» Material
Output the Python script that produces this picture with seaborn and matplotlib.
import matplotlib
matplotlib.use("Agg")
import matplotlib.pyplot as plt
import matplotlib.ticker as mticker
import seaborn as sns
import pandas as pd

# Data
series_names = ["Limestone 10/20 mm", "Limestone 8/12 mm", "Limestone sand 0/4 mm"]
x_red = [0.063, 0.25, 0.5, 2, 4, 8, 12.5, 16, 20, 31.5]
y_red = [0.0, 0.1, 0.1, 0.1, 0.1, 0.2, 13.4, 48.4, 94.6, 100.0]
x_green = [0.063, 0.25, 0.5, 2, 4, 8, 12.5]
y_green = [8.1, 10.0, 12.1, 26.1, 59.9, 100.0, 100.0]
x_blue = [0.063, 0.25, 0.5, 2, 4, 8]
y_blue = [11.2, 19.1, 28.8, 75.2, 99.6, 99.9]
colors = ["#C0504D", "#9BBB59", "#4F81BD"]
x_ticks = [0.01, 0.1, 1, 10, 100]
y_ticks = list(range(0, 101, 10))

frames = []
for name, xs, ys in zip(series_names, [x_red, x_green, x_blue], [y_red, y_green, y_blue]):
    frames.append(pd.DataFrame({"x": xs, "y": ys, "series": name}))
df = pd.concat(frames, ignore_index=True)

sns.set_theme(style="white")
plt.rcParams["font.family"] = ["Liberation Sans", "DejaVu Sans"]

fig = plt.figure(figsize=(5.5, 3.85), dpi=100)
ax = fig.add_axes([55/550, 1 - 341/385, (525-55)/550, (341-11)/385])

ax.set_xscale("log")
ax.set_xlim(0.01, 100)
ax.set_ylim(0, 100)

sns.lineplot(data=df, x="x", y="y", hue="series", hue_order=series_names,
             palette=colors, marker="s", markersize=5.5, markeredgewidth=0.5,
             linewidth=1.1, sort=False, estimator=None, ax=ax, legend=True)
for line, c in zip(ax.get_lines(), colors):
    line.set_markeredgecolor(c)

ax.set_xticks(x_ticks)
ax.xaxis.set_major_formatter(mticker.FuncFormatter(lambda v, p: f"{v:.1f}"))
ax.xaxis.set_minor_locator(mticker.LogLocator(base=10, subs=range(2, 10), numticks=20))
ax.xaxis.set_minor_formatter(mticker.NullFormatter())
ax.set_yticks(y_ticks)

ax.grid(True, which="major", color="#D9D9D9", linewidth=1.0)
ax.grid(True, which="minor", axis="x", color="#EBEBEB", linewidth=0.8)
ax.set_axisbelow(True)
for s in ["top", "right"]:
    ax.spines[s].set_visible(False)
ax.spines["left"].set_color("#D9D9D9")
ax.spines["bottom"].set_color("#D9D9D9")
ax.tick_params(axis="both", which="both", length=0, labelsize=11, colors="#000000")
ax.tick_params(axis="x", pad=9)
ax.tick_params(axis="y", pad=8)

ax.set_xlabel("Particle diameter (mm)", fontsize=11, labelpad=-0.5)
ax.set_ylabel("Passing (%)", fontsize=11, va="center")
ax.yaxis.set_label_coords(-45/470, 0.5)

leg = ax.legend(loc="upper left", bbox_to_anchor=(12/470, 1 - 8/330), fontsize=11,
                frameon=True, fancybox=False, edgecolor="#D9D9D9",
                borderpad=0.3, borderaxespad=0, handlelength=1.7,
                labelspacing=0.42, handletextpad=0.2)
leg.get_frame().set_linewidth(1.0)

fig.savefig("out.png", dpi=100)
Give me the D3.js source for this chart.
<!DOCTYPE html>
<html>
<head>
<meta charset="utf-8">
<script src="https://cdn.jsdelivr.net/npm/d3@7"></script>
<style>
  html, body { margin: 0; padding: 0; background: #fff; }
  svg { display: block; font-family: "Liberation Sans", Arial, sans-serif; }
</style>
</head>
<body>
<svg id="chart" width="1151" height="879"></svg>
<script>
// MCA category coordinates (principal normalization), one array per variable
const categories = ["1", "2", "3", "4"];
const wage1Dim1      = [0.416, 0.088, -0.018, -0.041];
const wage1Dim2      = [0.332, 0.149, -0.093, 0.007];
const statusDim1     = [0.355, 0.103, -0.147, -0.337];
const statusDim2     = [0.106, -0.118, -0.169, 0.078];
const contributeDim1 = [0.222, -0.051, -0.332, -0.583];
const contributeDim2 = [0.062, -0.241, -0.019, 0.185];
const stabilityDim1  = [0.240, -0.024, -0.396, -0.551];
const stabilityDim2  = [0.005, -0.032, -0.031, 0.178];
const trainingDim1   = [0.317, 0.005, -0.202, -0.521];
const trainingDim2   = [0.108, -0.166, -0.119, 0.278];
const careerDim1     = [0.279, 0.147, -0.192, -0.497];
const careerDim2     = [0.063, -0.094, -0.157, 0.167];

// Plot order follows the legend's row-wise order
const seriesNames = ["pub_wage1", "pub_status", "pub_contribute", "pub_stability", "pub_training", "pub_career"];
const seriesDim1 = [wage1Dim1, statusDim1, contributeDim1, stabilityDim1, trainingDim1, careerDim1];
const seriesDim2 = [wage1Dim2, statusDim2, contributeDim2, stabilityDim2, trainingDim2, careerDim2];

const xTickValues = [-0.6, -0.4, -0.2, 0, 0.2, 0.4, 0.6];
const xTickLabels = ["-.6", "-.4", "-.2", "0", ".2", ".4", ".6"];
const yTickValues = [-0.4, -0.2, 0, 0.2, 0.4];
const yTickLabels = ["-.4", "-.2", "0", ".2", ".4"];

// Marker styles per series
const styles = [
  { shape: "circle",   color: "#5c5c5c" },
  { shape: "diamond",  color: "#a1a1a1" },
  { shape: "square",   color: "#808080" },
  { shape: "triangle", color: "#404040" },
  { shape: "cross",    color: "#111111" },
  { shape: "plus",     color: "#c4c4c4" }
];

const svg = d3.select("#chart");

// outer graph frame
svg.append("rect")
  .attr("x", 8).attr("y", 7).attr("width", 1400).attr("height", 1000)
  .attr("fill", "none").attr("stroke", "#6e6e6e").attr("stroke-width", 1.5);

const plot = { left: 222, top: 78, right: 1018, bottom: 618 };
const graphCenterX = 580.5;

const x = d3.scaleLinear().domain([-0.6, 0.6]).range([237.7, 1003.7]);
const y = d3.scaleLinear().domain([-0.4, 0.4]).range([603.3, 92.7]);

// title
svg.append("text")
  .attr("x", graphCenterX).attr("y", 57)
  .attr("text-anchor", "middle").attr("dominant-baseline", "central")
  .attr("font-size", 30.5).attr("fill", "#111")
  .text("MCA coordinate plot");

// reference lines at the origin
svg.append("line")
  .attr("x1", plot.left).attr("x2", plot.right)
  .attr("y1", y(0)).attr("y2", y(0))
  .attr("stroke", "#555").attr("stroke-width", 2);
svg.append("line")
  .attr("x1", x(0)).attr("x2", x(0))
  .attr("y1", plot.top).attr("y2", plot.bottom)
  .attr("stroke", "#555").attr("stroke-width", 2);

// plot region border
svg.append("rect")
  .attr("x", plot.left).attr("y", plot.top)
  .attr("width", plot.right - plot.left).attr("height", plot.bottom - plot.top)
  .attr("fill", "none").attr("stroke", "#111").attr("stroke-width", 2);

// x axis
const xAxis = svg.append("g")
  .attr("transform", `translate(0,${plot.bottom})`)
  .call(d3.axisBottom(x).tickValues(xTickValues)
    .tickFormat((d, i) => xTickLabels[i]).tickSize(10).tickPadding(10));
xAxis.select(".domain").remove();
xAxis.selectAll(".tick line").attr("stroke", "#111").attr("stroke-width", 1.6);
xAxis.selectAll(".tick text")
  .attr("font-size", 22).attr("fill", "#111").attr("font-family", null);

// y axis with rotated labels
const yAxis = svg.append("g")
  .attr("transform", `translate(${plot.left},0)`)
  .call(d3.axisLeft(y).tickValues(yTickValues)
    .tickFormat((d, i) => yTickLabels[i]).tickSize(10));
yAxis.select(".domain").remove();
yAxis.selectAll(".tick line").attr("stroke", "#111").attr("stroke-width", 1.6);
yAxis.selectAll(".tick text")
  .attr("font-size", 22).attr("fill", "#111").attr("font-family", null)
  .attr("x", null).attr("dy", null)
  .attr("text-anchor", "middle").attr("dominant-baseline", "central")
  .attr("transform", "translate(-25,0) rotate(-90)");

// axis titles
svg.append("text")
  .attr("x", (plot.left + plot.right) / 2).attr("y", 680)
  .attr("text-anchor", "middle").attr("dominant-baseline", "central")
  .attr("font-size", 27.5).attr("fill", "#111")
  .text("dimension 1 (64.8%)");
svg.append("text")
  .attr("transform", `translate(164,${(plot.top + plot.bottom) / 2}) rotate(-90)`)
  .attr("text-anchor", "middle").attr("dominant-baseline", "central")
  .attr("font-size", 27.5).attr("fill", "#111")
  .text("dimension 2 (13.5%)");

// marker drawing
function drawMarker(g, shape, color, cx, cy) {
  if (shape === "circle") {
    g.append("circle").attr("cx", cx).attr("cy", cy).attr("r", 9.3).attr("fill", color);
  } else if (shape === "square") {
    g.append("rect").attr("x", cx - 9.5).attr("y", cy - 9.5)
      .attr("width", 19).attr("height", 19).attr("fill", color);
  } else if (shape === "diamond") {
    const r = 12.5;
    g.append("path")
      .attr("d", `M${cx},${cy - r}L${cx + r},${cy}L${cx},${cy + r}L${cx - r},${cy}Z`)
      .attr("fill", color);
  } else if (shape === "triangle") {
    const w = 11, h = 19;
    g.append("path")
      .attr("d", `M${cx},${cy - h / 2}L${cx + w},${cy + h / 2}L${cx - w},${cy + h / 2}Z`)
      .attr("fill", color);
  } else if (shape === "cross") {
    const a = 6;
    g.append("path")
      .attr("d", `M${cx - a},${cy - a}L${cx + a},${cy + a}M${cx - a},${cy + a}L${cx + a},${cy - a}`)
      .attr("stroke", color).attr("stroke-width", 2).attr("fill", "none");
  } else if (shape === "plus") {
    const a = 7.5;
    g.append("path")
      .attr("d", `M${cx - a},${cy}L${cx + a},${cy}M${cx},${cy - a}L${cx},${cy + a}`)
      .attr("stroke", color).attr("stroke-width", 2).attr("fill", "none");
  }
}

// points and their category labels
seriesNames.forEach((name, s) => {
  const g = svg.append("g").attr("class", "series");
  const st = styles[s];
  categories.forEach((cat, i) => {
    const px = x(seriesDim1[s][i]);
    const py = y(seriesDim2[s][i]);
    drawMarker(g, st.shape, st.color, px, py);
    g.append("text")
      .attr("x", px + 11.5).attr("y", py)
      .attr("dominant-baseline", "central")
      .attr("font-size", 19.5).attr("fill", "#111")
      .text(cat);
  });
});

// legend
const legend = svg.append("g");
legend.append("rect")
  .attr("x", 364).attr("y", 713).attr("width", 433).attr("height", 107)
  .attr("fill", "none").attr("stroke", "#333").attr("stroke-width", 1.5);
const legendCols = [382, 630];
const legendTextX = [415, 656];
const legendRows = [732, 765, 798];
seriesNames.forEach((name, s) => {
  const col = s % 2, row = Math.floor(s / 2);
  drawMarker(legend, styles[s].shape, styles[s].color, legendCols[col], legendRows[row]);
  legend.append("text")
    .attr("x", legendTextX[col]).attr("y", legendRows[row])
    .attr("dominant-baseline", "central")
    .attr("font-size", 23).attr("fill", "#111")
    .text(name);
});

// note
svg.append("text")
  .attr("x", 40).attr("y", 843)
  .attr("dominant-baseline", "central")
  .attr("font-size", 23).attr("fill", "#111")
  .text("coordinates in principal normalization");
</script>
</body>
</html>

» What is being asked
Beginning at the top of the data, extract each line through the line containing "import pandas as pd" and return those lines exactly, with nothing added.

» Solution to this task
Output the Python script that produces this picture with seaborn and matplotlib.
import matplotlib
matplotlib.use("Agg")
import matplotlib.pyplot as plt
import matplotlib.ticker as mticker
import seaborn as sns
import pandas as pd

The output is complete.